Dinosaur native to Kansas goes on display at KU
The only known dinosaur that lived in Kansas has returned — to KU.
A fossil of a 100-million-year-old armored plant eater is back on display at the University of Kansas Natural History Museum. And it's better than ever.
Many more of the beast's bones are included than when it was last displayed several years ago. And it is presented against the backdrop of a detailed painting by KU scientific illustrator Oscar Sanisidro.
The creature is described as an "armadillo on steroids" by David Burnham, a paleontologist with KU's Biodiversity Institute and Natural History Museum. It was 3 feet tall and 10 feet long and was covered in protective plating and spikes. That indicates there also were predator dinosaurs in what is now Kansas. They just have not been found.

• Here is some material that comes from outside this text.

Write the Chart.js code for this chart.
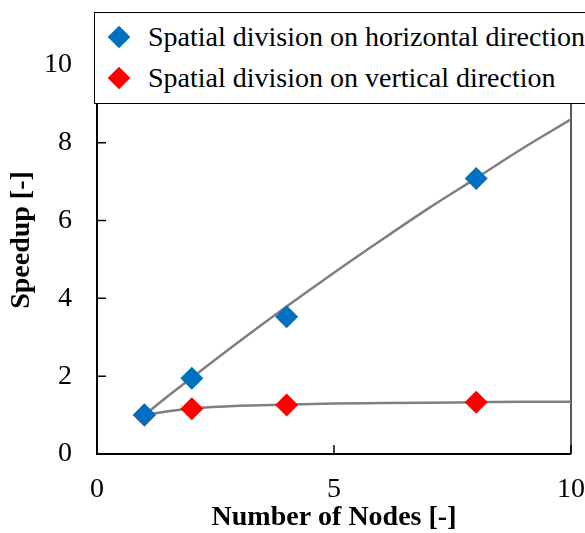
<!DOCTYPE html>
<html>
<head>
<meta charset="utf-8">
<script src="https://cdn.jsdelivr.net/npm/chart.js"></script>
<style>
  body { margin: 0; background: #fff; overflow: hidden; }
  #wrap { position: relative; width: 585px; height: 533px; overflow: hidden; }
  #legend {
    position: absolute; left: 94px; top: 12px; width: 540px; height: 90px;
    border: 1.5px solid #000; background: #fff;
    font-family: "Liberation Serif", "DejaVu Serif"; font-size: 28px; color: #000;
  }
  .row { position: absolute; left: 53px; height: 40px; line-height: 40px; white-space: nowrap; }
  .dia { position: absolute; left: 16px; width: 16px; height: 16px; transform: rotate(45deg); }
</style>
</head>
<body>
<div id="wrap">
  <canvas id="speedup" width="585" height="533"></canvas>
  <div id="legend"></div>
</div>

<script>
// dữ liệu
const nodes = [1, 2, 4, 8];
const speedHorizontal = [1.0, 1.95, 3.53, 7.08];
const speedVertical = [1.0, 1.16, 1.26, 1.33];

// đường xu hướng (màu xám)
const curveNodes = [1, 1.5, 2, 3, 4, 5, 6, 7, 8, 9, 10];
const curveHorizontal = [1.0, 1.49, 1.96, 2.89, 3.79, 4.66, 5.50, 6.32, 7.09, 7.87, 8.60];
const curveVertical = [1.0, 1.10, 1.17, 1.24, 1.27, 1.30, 1.31, 1.32, 1.33, 1.34, 1.345];

const xTicks = [0, 5, 10];
const yTicks = [0, 2, 4, 6, 8, 10];

const seriesNames = ['Spatial division on horizontal direction', 'Spatial division on vertical direction'];
const seriesColors = ['#0070C0', '#FF0000'];

const toPoints = (xs, ys) => xs.map((v, i) => ({ x: v, y: ys[i] }));
const serif = '"Liberation Serif", "DejaVu Serif"';

// chú thích
let legend = document.getElementById('legend');
seriesNames.forEach((name, i) => {
    let top = i === 0 ? 4 : 45;
    legend.innerHTML +=
        '<div class="dia" style="top:' + (top + 12) + 'px;background:' + seriesColors[i] + '"></div>' +
        '<div class="row" style="top:' + top + 'px">' + name + '</div>';
});

// khung và vạch chia hướng vào trong
const frame = {
    id: 'frame',
    beforeDatasetsDraw(chart) {
        const { ctx, chartArea: a, scales: { x, y } } = chart;
        ctx.save();
        ctx.lineWidth = 2;
        ctx.strokeStyle = '#595959';
        ctx.beginPath();
        ctx.moveTo(a.left, a.top);
        ctx.lineTo(a.right, a.top);
        ctx.lineTo(a.right, a.bottom);
        ctx.stroke();
        ctx.strokeStyle = '#000';
        ctx.beginPath();
        ctx.moveTo(a.left, a.top);
        ctx.lineTo(a.left, a.bottom);
        ctx.lineTo(a.right, a.bottom);
        ctx.stroke();
        ctx.lineWidth = 1.5;
        ctx.beginPath();
        y.ticks.forEach(t => {
            let py = y.getPixelForValue(t.value);
            ctx.moveTo(a.left, py);
            ctx.lineTo(a.left + 9, py);
        });
        x.ticks.forEach(t => {
            let px = x.getPixelForValue(t.value);
            ctx.moveTo(px, a.bottom);
            ctx.lineTo(px, a.bottom - 9);
        });
        ctx.stroke();
        ctx.restore();
    }
};

let ctx = document.getElementById('speedup').getContext('2d');
let myChart = new Chart(ctx, {
    type: 'scatter',
    data: {
        datasets: [{
            label: seriesNames[0],
            data: toPoints(nodes, speedHorizontal),
            pointStyle: 'rectRot',
            pointRadius: 11.5,
            pointHoverRadius: 11.5,
            pointBorderWidth: 0,
            backgroundColor: seriesColors[0],
            borderColor: seriesColors[0],
            order: 0
        }, {
            label: seriesNames[1],
            data: toPoints(nodes, speedVertical),
            pointStyle: 'rectRot',
            pointRadius: 11.5,
            pointHoverRadius: 11.5,
            pointBorderWidth: 0,
            backgroundColor: seriesColors[1],
            borderColor: seriesColors[1],
            order: 0
        }, {
            label: 'trend horizontal',
            data: toPoints(curveNodes, curveHorizontal),
            showLine: true,
            borderColor: '#7F7F7F',
            borderWidth: 2.5,
            pointRadius: 0,
            cubicInterpolationMode: 'monotone',
            order: 1
        }, {
            label: 'trend vertical',
            data: toPoints(curveNodes, curveVertical),
            showLine: true,
            borderColor: '#7F7F7F',
            borderWidth: 2.5,
            pointRadius: 0,
            cubicInterpolationMode: 'monotone',
            order: 1
        }]
    },
    options: {
        responsive: false,
        animation: false,
        layout: { padding: { left: 0, right: 14, top: 26, bottom: 0 } },
        plugins: { legend: { display: false }, tooltip: { enabled: false } },
        scales: {
            x: {
                type: 'linear',
                min: 0,
                max: 10,
                afterBuildTicks: s => { s.ticks = xTicks.map(v => ({ value: v })); },
                afterFit: s => { s.height = 79; s.paddingLeft = 0; s.paddingRight = 0; },
                grid: { display: false, drawTicks: false },
                border: { display: false },
                ticks: { padding: 19, color: '#000', font: { family: serif, size: 28 } },
                title: {
                    display: true,
                    text: 'Number of Nodes [-]',
                    color: '#000',
                    padding: { top: 0, bottom: 1.5 },
                    font: { family: serif, size: 28, weight: 'bold', lineHeight: 1 }
                }
            },
            y: {
                type: 'linear',
                min: 0,
                max: 11,
                afterBuildTicks: s => { s.ticks = yTicks.map(v => ({ value: v })); },
                afterFit: s => { s.width = 97; s.paddingTop = 0; s.paddingBottom = 0; },
                grid: { display: false, drawTicks: false },
                border: { display: false },
                ticks: { padding: 25, color: '#000', font: { family: serif, size: 28 } },
                title: {
                    display: true,
                    text: 'Speedup [-]',
                    color: '#000',
                    padding: { top: 7.5, bottom: 0 },
                    font: { family: serif, size: 28, weight: 'bold', lineHeight: 1 }
                }
            }
        }
    },
    plugins: [frame]
});
</script>
</body>
</html>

The western half of the state was under water, and the eastern half was densely forested. The climate was warmer then.
This species was dubbed Silvisaurus condrayi because it was discovered in 1955 by Ottawa County rancher Warren Condray in a pasture on his land. It was recognized as a new species in 1960.
Scientists from KU collected the skull, a lower jaw, teeth, neck bones, ribs, shoulder spikes, back bones, a tail bone, a leg and part of the pelvis. Most of the pieces were not displayed before.
"It had been previously thought that the fossil was in rock too hard to clean, so it sort of languished in the collection," Burnham told The Star by email. "Only a cast of the skull was on exhibit, plus a few real bones. Our lab was able to pretty it up."
The mounted fossils are real bone, he said, and visitors will be able to touch a piece of the armor and a cast of the skull.
The KU Natural History Museum is at 1345 Jayhawk Blvd. Hours are 9 a.m.-5 p.m. Tuesday through Saturday and noon-4 p.m. Sunday.